### [DATASET EXCERPT]
● ● ● ● ●
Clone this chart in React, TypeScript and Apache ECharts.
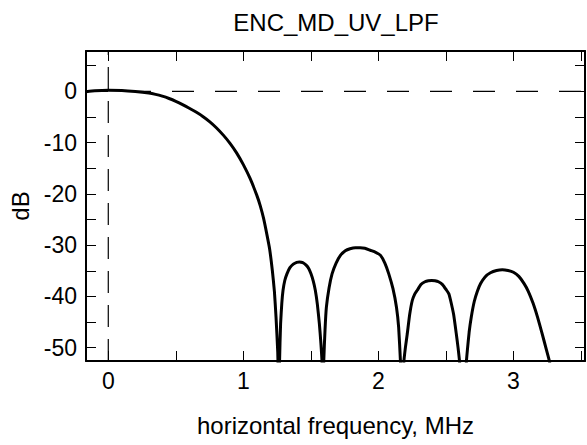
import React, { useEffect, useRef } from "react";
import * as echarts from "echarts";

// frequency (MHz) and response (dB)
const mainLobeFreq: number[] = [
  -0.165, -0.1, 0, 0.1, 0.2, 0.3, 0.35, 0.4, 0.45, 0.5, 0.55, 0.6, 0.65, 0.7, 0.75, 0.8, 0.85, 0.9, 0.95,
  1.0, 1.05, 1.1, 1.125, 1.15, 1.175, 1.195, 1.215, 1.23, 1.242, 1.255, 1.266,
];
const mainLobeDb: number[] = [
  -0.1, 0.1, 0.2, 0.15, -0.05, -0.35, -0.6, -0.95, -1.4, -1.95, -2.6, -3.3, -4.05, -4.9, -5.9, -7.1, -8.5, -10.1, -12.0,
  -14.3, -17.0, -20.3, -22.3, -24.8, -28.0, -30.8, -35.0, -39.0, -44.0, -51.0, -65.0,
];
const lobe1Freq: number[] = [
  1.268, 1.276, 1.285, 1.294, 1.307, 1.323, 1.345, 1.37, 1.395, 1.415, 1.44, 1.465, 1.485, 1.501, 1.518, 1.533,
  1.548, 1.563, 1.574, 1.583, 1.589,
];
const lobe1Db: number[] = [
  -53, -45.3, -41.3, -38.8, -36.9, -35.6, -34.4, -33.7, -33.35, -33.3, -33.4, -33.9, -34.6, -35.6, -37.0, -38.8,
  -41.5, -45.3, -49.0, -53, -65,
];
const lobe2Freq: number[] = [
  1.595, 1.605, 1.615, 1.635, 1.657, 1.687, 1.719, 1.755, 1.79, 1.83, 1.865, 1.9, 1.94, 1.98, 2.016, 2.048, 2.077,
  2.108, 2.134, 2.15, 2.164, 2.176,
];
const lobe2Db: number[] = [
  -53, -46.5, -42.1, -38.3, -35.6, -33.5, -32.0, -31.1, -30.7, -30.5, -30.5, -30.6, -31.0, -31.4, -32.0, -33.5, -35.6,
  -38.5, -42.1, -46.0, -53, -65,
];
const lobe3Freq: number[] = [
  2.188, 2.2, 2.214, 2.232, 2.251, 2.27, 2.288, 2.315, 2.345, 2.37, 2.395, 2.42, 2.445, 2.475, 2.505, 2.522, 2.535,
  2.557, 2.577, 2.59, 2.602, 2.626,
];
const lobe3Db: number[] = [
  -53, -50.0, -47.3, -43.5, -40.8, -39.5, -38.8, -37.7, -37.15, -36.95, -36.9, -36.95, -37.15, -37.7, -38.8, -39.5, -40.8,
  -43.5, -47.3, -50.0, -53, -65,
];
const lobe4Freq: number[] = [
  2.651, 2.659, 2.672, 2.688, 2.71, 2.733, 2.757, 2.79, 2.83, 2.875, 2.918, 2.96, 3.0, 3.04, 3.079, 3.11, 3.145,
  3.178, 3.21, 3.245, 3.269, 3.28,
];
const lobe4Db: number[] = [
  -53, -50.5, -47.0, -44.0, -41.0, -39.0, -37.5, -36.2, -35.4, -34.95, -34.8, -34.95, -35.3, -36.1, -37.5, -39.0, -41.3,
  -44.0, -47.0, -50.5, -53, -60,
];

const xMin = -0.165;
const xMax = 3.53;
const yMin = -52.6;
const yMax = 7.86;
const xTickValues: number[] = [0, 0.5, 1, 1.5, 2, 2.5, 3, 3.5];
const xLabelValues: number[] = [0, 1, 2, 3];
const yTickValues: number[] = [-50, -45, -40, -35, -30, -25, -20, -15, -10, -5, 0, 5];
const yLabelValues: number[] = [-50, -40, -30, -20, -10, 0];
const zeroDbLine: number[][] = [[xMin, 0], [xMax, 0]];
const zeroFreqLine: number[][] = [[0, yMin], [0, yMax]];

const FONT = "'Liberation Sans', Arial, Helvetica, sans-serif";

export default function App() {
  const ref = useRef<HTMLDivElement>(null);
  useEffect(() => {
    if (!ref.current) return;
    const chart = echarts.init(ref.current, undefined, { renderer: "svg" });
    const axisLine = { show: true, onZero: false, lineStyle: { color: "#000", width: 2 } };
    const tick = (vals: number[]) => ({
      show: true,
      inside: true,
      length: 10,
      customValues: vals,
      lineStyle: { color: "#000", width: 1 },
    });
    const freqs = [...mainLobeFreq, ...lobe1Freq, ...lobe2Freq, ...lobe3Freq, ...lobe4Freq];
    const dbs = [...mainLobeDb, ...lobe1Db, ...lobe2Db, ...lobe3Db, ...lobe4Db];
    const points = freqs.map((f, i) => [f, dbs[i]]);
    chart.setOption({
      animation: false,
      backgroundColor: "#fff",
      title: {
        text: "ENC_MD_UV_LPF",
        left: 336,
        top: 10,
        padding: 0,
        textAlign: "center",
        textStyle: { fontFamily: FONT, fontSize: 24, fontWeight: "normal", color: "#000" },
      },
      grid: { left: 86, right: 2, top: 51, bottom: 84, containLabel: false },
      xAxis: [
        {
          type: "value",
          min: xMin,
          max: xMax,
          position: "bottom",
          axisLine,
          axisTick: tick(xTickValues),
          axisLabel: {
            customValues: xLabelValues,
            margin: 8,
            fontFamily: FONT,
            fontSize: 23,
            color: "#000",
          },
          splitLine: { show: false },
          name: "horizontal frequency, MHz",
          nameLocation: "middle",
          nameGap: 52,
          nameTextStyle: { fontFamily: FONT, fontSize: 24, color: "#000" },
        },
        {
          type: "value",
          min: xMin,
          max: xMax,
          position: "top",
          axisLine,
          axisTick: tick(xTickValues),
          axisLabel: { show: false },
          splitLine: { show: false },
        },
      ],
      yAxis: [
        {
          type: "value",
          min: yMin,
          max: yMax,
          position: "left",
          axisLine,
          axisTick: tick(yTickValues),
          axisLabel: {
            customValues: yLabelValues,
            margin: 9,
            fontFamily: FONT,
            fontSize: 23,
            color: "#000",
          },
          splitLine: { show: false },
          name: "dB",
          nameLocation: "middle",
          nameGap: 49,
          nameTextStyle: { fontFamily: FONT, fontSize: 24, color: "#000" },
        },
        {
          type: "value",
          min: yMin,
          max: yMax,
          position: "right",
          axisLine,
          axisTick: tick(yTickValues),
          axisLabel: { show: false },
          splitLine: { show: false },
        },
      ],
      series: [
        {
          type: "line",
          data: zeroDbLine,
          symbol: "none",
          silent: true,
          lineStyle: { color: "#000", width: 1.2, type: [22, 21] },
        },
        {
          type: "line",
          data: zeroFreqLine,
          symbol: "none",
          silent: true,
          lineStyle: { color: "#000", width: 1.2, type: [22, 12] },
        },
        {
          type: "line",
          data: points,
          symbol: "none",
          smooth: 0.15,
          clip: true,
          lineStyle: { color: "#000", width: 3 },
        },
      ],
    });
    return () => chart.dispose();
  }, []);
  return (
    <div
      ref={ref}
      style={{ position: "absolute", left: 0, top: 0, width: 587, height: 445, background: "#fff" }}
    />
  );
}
● ● ● ● ●
### [WORK INSTRUCTIONS]
Except for the pictures, reproduce every line exactly.

### [TASK RESPONSE]
Clone this chart in React, TypeScript and Apache ECharts.
import React, { useEffect, useRef } from "react";
import * as echarts from "echarts";

// frequency (MHz) and response (dB)
const mainLobeFreq: number[] = [
  -0.165, -0.1, 0, 0.1, 0.2, 0.3, 0.35, 0.4, 0.45, 0.5, 0.55, 0.6, 0.65, 0.7, 0.75, 0.8, 0.85, 0.9, 0.95,
  1.0, 1.05, 1.1, 1.125, 1.15, 1.175, 1.195, 1.215, 1.23, 1.242, 1.255, 1.266,
];
const mainLobeDb: number[] = [
  -0.1, 0.1, 0.2, 0.15, -0.05, -0.35, -0.6, -0.95, -1.4, -1.95, -2.6, -3.3, -4.05, -4.9, -5.9, -7.1, -8.5, -10.1, -12.0,
  -14.3, -17.0, -20.3, -22.3, -24.8, -28.0, -30.8, -35.0, -39.0, -44.0, -51.0, -65.0,
];
const lobe1Freq: number[] = [
  1.268, 1.276, 1.285, 1.294, 1.307, 1.323, 1.345, 1.37, 1.395, 1.415, 1.44, 1.465, 1.485, 1.501, 1.518, 1.533,
  1.548, 1.563, 1.574, 1.583, 1.589,
];
const lobe1Db: number[] = [
  -53, -45.3, -41.3, -38.8, -36.9, -35.6, -34.4, -33.7, -33.35, -33.3, -33.4, -33.9, -34.6, -35.6, -37.0, -38.8,
  -41.5, -45.3, -49.0, -53, -65,
];
const lobe2Freq: number[] = [
  1.595, 1.605, 1.615, 1.635, 1.657, 1.687, 1.719, 1.755, 1.79, 1.83, 1.865, 1.9, 1.94, 1.98, 2.016, 2.048, 2.077,
  2.108, 2.134, 2.15, 2.164, 2.176,
];
const lobe2Db: number[] = [
  -53, -46.5, -42.1, -38.3, -35.6, -33.5, -32.0, -31.1, -30.7, -30.5, -30.5, -30.6, -31.0, -31.4, -32.0, -33.5, -35.6,
  -38.5, -42.1, -46.0, -53, -65,
];
const lobe3Freq: number[] = [
  2.188, 2.2, 2.214, 2.232, 2.251, 2.27, 2.288, 2.315, 2.345, 2.37, 2.395, 2.42, 2.445, 2.475, 2.505, 2.522, 2.535,
  2.557, 2.577, 2.59, 2.602, 2.626,
];
const lobe3Db: number[] = [
  -53, -50.0, -47.3, -43.5, -40.8, -39.5, -38.8, -37.7, -37.15, -36.95, -36.9, -36.95, -37.15, -37.7, -38.8, -39.5, -40.8,
  -43.5, -47.3, -50.0, -53, -65,
];
const lobe4Freq: number[] = [
  2.651, 2.659, 2.672, 2.688, 2.71, 2.733, 2.757, 2.79, 2.83, 2.875, 2.918, 2.96, 3.0, 3.04, 3.079, 3.11, 3.145,
  3.178, 3.21, 3.245, 3.269, 3.28,
];
const lobe4Db: number[] = [
  -53, -50.5, -47.0, -44.0, -41.0, -39.0, -37.5, -36.2, -35.4, -34.95, -34.8, -34.95, -35.3, -36.1, -37.5, -39.0, -41.3,
  -44.0, -47.0, -50.5, -53, -60,
];

const xMin = -0.165;
const xMax = 3.53;
const yMin = -52.6;
const yMax = 7.86;
const xTickValues: number[] = [0, 0.5, 1, 1.5, 2, 2.5, 3, 3.5];
const xLabelValues: number[] = [0, 1, 2, 3];
const yTickValues: number[] = [-50, -45, -40, -35, -30, -25, -20, -15, -10, -5, 0, 5];
const yLabelValues: number[] = [-50, -40, -30, -20, -10, 0];
const zeroDbLine: number[][] = [[xMin, 0], [xMax, 0]];
const zeroFreqLine: number[][] = [[0, yMin], [0, yMax]];

const FONT = "'Liberation Sans', Arial, Helvetica, sans-serif";

export default function App() {
  const ref = useRef<HTMLDivElement>(null);
  useEffect(() => {
    if (!ref.current) return;
    const chart = echarts.init(ref.current, undefined, { renderer: "svg" });
    const axisLine = { show: true, onZero: false, lineStyle: { color: "#000", width: 2 } };
    const tick = (vals: number[]) => ({
      show: true,
      inside: true,
      length: 10,
      customValues: vals,
      lineStyle: { color: "#000", width: 1 },
    });
    const freqs = [...mainLobeFreq, ...lobe1Freq, ...lobe2Freq, ...lobe3Freq, ...lobe4Freq];
    const dbs = [...mainLobeDb, ...lobe1Db, ...lobe2Db, ...lobe3Db, ...lobe4Db];
    const points = freqs.map((f, i) => [f, dbs[i]]);
    chart.setOption({
      animation: false,
      backgroundColor: "#fff",
      title: {
        text: "ENC_MD_UV_LPF",
        left: 336,
        top: 10,
        padding: 0,
        textAlign: "center",
        textStyle: { fontFamily: FONT, fontSize: 24, fontWeight: "normal", color: "#000" },
      },
      grid: { left: 86, right: 2, top: 51, bottom: 84, containLabel: false },
      xAxis: [
        {
          type: "value",
          min: xMin,
          max: xMax,
          position: "bottom",
          axisLine,
          axisTick: tick(xTickValues),
          axisLabel: {
            customValues: xLabelValues,
            margin: 8,
            fontFamily: FONT,
            fontSize: 23,
            color: "#000",
          },
          splitLine: { show: false },
          name: "horizontal frequency, MHz",
          nameLocation: "middle",
          nameGap: 52,
          nameTextStyle: { fontFamily: FONT, fontSize: 24, color: "#000" },
        },
        {
          type: "value",
          min: xMin,
          max: xMax,
          position: "top",
          axisLine,
          axisTick: tick(xTickValues),
          axisLabel: { show: false },
          splitLine: { show: false },
        },
      ],
      yAxis: [
        {
          type: "value",
          min: yMin,
          max: yMax,
          position: "left",
          axisLine,
          axisTick: tick(yTickValues),
          axisLabel: {
            customValues: yLabelValues,
            margin: 9,
            fontFamily: FONT,
            fontSize: 23,
            color: "#000",
          },
          splitLine: { show: false },
          name: "dB",
          nameLocation: "middle",
          nameGap: 49,
          nameTextStyle: { fontFamily: FONT, fontSize: 24, color: "#000" },
        },
        {
          type: "value",
          min: yMin,
          max: yMax,
          position: "right",
          axisLine,
          axisTick: tick(yTickValues),
          axisLabel: { show: false },
          splitLine: { show: false },
        },
      ],
      series: [
        {
          type: "line",
          data: zeroDbLine,
          symbol: "none",
          silent: true,
          lineStyle: { color: "#000", width: 1.2, type: [22, 21] },
        },
        {
          type: "line",
          data: zeroFreqLine,
          symbol: "none",
          silent: true,
          lineStyle: { color: "#000", width: 1.2, type: [22, 12] },
        },
        {
          type: "line",
          data: points,
          symbol: "none",
          smooth: 0.15,
          clip: true,
          lineStyle: { color: "#000", width: 3 },
        },
      ],
    });
    return () => chart.dispose();
  }, []);
  return (
    <div
      ref={ref}
      style={{ position: "absolute", left: 0, top: 0, width: 587, height: 445, background: "#fff" }}
    />
  );
}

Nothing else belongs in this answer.